By giving staff 360-degree data visibility, Barwon is giving them the ability to go deeper, see what’s most relevant to their line of work in context, ask more meaningful questions, and be more responsive (if not proactive) with treatment recommendations. The result: higher quality care across a connected set of services. “You can't interrogate a paper document without reviewing the paper document. And individually reviewing 500 paper documents for compliance or for general happiness with a product is impossible,” Dr. Claydon continued.
Refocuses time and energy on patient care
Storing information in the cloud instead of large data warehouses reduced the amount of IT infrastructure Barwon has to patch and manage. And, “all these individual legacy software options didn't talk to each other, and required repeated data entry,” said Reynolds. “Significant parts of people's days were spent having to retype information filled out on paper forms from legacy systems that did not meet compliance requirements. So, data and reporting have been a big deal for us as that was a real pain point for clinicians.” Think about the impact that could come from applying that time and budget to areas like patient care, research, equipment improvements, etc.

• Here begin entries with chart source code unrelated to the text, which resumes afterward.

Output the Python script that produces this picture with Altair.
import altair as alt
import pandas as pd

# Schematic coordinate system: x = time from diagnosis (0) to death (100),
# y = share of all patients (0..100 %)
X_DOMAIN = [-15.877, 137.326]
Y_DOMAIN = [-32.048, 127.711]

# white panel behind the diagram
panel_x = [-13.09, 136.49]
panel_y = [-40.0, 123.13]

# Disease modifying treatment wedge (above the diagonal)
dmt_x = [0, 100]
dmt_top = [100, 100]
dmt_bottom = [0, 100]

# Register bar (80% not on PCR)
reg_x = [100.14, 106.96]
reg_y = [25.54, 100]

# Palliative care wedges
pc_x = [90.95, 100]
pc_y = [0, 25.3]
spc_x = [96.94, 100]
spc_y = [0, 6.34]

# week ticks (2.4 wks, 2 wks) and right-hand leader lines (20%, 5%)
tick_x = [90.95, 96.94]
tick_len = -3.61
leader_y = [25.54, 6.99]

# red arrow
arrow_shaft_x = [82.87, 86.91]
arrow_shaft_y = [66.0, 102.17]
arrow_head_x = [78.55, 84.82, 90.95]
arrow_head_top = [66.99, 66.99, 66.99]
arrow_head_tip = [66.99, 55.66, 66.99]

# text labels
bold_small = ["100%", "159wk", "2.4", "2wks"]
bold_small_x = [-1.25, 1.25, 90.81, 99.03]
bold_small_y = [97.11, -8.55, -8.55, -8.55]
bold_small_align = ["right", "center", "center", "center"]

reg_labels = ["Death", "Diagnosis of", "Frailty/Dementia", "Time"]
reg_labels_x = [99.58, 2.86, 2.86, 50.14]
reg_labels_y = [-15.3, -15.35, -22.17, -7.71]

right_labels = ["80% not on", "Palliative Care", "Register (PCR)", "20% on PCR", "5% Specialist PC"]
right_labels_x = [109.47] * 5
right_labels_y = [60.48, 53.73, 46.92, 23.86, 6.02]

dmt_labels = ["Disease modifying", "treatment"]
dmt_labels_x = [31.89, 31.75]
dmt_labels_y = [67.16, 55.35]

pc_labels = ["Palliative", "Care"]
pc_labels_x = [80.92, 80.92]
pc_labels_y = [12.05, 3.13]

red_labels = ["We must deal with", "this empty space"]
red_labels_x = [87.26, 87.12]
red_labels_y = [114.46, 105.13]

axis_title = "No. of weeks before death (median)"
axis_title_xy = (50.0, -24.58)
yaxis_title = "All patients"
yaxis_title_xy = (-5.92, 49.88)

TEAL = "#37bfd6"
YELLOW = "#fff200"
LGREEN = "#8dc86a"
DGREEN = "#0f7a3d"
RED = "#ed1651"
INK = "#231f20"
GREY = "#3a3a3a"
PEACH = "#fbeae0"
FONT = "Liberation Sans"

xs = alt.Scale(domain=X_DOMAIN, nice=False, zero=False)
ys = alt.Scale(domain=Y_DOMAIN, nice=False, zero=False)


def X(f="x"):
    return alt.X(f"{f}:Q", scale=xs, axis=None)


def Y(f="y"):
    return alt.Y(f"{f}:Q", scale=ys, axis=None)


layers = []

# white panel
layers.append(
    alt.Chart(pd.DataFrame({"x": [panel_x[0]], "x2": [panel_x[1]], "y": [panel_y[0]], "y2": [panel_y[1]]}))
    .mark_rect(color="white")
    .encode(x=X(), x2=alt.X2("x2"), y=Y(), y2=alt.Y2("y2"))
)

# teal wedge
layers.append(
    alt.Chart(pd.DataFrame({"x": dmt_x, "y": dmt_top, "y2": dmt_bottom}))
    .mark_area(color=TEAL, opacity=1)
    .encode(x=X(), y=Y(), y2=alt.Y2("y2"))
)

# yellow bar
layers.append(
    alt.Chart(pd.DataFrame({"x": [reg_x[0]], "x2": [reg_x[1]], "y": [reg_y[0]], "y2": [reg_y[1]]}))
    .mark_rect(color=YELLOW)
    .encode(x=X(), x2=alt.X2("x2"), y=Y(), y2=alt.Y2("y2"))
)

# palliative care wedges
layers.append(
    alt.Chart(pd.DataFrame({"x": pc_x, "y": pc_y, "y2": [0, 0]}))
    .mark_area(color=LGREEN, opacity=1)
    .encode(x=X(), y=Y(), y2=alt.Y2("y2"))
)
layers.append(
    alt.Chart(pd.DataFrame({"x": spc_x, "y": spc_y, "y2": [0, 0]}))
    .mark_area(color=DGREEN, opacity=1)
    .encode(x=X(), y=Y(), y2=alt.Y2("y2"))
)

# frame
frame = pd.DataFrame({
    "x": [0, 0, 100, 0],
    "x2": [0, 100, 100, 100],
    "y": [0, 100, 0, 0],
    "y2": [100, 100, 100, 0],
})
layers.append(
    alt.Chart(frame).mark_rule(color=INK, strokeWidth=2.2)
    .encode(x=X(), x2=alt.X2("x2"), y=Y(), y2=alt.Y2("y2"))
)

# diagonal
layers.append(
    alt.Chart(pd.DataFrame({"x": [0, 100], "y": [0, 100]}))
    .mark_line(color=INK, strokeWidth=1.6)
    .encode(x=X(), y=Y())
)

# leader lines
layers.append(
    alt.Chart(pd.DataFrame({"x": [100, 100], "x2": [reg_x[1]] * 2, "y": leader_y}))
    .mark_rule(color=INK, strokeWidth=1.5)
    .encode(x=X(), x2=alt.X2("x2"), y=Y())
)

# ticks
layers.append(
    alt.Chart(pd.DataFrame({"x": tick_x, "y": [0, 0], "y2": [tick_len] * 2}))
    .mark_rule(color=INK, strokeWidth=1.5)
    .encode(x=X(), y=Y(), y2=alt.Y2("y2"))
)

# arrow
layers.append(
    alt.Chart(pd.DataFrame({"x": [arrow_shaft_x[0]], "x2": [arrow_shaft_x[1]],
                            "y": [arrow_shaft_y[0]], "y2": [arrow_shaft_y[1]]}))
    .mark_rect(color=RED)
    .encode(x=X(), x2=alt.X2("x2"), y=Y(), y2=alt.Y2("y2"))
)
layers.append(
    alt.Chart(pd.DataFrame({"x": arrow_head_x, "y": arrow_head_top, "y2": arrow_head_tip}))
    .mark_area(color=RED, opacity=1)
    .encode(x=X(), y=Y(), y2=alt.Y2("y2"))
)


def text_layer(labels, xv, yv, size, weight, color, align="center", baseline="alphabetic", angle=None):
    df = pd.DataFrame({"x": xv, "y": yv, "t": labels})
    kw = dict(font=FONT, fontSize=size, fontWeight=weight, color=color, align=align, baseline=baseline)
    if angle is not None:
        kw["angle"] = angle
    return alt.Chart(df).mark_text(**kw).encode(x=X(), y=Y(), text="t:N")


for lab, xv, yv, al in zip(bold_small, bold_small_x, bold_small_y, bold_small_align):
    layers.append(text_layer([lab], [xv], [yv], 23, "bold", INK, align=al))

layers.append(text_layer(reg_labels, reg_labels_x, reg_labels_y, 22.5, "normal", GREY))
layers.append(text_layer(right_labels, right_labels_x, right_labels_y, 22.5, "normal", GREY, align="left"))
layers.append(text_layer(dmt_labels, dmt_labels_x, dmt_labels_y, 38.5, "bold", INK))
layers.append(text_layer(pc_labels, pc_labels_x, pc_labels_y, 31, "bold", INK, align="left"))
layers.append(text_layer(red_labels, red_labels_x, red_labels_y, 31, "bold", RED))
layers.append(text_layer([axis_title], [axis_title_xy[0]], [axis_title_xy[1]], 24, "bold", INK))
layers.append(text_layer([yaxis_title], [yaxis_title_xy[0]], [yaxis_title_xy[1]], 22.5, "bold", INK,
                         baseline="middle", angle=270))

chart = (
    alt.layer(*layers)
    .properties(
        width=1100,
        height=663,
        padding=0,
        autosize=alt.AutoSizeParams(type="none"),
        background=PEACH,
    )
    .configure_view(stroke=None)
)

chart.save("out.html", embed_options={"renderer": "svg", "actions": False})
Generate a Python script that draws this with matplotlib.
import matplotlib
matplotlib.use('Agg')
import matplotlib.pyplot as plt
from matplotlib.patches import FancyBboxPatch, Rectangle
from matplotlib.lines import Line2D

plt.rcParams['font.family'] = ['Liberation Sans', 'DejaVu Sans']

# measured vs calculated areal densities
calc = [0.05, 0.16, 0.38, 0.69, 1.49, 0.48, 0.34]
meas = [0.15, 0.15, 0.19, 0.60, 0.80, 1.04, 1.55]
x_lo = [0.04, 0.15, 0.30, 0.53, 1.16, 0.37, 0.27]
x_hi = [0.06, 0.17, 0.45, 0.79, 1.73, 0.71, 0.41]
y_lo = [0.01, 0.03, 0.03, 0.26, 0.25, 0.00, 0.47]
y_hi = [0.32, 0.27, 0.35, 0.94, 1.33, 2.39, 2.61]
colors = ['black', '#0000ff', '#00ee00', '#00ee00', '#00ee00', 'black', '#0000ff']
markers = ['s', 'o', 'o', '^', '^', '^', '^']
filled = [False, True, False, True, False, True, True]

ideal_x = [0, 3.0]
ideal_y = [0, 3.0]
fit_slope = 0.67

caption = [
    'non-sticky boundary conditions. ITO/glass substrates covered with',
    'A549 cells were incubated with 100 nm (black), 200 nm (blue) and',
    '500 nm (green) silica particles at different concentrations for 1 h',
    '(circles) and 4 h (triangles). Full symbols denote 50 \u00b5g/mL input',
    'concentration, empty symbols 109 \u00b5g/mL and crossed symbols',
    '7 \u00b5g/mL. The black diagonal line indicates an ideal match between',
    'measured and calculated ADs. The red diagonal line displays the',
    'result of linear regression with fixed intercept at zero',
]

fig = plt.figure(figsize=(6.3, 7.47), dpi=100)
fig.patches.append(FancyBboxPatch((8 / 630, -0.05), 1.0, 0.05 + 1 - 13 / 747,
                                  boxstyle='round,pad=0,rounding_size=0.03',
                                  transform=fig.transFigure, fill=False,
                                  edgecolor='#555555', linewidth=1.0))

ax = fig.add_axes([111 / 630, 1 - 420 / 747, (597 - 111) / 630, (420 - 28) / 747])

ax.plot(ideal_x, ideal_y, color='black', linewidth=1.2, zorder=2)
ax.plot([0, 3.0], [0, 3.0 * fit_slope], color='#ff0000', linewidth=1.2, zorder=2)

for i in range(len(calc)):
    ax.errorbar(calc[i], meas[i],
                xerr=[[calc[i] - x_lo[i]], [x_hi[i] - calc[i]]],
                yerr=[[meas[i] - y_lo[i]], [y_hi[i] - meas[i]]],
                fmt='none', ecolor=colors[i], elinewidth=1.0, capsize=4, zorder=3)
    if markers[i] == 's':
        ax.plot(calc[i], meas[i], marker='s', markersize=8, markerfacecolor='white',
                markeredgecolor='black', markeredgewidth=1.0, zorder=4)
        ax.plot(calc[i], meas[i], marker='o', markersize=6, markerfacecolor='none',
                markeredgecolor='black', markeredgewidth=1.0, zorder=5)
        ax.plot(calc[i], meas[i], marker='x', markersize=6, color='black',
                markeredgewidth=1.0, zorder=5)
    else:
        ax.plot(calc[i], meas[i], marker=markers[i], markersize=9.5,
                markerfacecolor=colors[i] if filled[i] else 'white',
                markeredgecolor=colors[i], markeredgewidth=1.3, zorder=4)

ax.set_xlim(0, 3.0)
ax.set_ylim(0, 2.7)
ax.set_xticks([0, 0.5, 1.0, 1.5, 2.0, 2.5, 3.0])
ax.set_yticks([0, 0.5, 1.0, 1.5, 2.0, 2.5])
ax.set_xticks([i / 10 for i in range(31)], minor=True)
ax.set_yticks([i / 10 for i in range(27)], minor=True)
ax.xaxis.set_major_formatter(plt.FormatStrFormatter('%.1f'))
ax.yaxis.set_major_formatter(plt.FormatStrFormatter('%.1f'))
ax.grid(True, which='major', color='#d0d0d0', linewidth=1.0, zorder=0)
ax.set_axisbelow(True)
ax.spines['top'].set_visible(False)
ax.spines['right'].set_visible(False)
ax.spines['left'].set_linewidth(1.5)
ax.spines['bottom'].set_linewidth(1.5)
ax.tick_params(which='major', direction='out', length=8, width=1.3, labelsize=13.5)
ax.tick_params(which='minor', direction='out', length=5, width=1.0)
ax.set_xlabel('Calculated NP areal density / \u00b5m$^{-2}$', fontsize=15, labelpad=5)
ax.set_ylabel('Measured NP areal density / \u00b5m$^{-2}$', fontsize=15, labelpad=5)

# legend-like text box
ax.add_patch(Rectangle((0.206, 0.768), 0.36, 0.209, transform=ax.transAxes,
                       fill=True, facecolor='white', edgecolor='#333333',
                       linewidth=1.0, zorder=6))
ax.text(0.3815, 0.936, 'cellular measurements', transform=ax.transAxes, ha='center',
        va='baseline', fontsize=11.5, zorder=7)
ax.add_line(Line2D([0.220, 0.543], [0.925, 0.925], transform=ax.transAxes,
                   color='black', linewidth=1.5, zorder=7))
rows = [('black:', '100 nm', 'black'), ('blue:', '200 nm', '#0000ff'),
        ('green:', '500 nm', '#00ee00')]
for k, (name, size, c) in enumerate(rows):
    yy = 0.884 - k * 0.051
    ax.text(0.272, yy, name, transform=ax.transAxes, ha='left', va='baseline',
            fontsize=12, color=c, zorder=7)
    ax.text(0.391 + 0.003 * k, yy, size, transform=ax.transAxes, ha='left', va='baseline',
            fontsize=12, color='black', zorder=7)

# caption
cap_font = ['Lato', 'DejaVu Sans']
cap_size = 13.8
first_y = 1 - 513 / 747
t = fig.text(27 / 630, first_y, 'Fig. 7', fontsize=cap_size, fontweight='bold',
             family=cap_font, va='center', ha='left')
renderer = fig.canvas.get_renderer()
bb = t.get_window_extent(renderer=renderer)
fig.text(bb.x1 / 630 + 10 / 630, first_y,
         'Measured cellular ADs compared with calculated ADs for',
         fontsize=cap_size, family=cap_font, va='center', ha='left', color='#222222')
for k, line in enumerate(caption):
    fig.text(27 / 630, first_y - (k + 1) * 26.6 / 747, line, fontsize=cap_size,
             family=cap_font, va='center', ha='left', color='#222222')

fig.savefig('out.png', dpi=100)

Reinforces trust imperatives
Integrated billing functions, next on Barwon’s to-do list, will not only reduce the same clerical work that might otherwise chip away at focus and productivity but can also mitigate errors data entry errors or gaps in service due to fragmented information.
Integrated reports and dashboards mean people can click a link, log in, and find the data they need in real-time instead of having to, say, download a spreadsheet attached to an email — something that is difficult to track who it’s been shared with, if that was shared across a secure environment, or to rely upon as up-to-date information since such documents age with each passing moment.
These impacts are in addition to the basics; this approach will still enable Barwon to measure the metrics and KPIs they’re required to report on, like hospital readmissions, compliance with clinic appointments, compliance with medication, attendance and attrition rates, and more.
“As technology becomes integrated with all aspects of our life, healthcare should be no different. Healthcare doesn’t have to be any more technologically complex,” said Dr. MacKinlay. “Utilising the cloud and optimising that for a more patient-centric approach allows us to have the same level of safe and comfortable interaction with the technology that is seen in any other industry.”